The overall pattern for Oberhasli colors (bay, black, and chestnut) is that the ordinary bay can mask both colors (black or chestnut). Not all Oberhasli goats will carry these colors, but several do carry them, and carrying or producing them is no indication of impurity. It is just the interesting sort of genetic "noise" that occurs in any population. Black, in turn, could carry chestnut, so that a black x black mating could on occasion produce a chestnut kid. Chestnut cannot really carry "nonchestnut," so that chestnut x chestnut matings will always produce red chestnut kids.

A potential surprise could occur, though, if black is mated to chestnut, because most chestnut Oberhasli goats will mask the genetic piece of information for bay—and once the black provides the "nonchestnut" choice, the bay could be expressed. As a result, most black x chestnut matings will indeed produce bay kids!

Many breeders worry somewhat about just what to do with recessive colors. It is common for breeders of breeds that tend toward one common color (such as bay in Oberhasli goats) to be tempted to eliminate the recessive colors. In numerous breeds this can work reasonably well by culling the youngsters with the offending color. An even more severe approach would be to also cull the parents of the youngsters as well, because these must also carry the gene.

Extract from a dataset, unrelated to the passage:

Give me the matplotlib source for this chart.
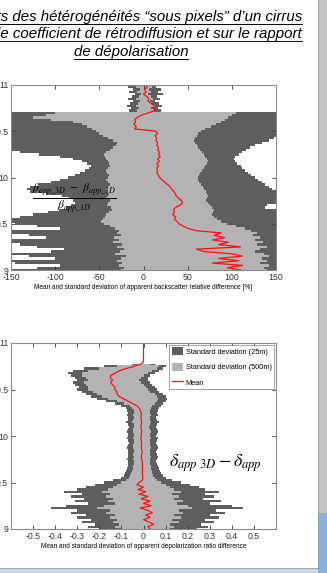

In rare breeds this drastic culling can cause real and serious problems, because every time an animal is culled for having a color gene all the other genes of the animal are also culled. It is important to remember that culling takes the entire animal out of the breed gene pool! Most rare breeds simply cannot survive if breeders cull otherwise sound and productive goats on the basis of color alone.

An opposite approach to culling "off color" kids is to allow them to be registered along with their more usually colored herdmates. This strategy could easily result in higher gene frequencies for the recessive colors, so that they are more frequently produced. In rare breeds this can be necessary for overal genetic viability of the breed. A middle approach is to allow the recessive colors in females, but not in males. The reasoning behind this is to assure that widely-used males are only the desired color. This, in turn, assures that they have at least one copy (if not two) of the desired dominant color genes. Using animals with recessive colors does, after all, assure that all of their offspring, even if appropriately colored, will be carriers of the recessive color. Depending on the degree of bias against these colors, breeders may still shun these. If this is taken to extremes, though, the overall breed genetic health can indeed suffer, because the recessive colors are more likely in certain bloodlines than they are in others. This means that some bloodlines swamp the breed, while others run the risk of dwindling.

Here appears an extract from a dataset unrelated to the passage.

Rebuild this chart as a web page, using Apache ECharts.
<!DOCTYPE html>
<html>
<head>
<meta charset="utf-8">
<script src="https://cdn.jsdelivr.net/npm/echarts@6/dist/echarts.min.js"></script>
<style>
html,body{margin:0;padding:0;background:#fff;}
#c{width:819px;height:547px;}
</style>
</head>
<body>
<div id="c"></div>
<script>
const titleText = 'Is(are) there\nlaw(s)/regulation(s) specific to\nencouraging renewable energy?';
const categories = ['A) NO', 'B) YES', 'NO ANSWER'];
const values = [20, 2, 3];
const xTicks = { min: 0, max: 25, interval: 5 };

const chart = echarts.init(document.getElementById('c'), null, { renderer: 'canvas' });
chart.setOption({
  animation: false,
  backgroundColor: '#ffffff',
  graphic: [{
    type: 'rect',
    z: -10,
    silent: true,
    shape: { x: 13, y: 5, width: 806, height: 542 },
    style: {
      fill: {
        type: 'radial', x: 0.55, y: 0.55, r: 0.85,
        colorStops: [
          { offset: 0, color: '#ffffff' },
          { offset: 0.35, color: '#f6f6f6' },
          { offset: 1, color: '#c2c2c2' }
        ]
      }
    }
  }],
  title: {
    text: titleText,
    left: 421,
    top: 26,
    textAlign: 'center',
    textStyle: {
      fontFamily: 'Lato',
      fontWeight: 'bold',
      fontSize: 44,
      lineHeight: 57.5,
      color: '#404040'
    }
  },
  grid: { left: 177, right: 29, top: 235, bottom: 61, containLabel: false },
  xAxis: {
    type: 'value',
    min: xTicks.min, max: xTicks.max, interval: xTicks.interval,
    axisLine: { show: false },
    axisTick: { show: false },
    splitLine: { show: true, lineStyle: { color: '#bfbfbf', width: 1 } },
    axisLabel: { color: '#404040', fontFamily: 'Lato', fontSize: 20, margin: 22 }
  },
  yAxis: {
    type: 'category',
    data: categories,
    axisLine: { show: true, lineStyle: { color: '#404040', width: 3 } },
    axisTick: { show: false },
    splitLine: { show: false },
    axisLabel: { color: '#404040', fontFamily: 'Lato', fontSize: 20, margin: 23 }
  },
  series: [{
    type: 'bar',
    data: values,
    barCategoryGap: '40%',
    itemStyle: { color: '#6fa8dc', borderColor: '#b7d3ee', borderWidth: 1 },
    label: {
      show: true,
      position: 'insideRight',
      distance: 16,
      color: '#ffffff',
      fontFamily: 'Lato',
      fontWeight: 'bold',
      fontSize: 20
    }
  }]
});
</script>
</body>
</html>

In rare breeds, especially, it may be wise to take a slower approach, and allow recessive colors in males as well as females, with the restriction that they always be mated back to mates of the dominant colors. That is, all black goats would be mated to bays, all red goats would be mated to bays, and never would black-to-black or red-to-red matings be accomplished. This manages the genes to stay at relatively low levels, and in a heterozygous condition in most animals. It also provides for these goats with rare colors to contribute to long-term breed survival.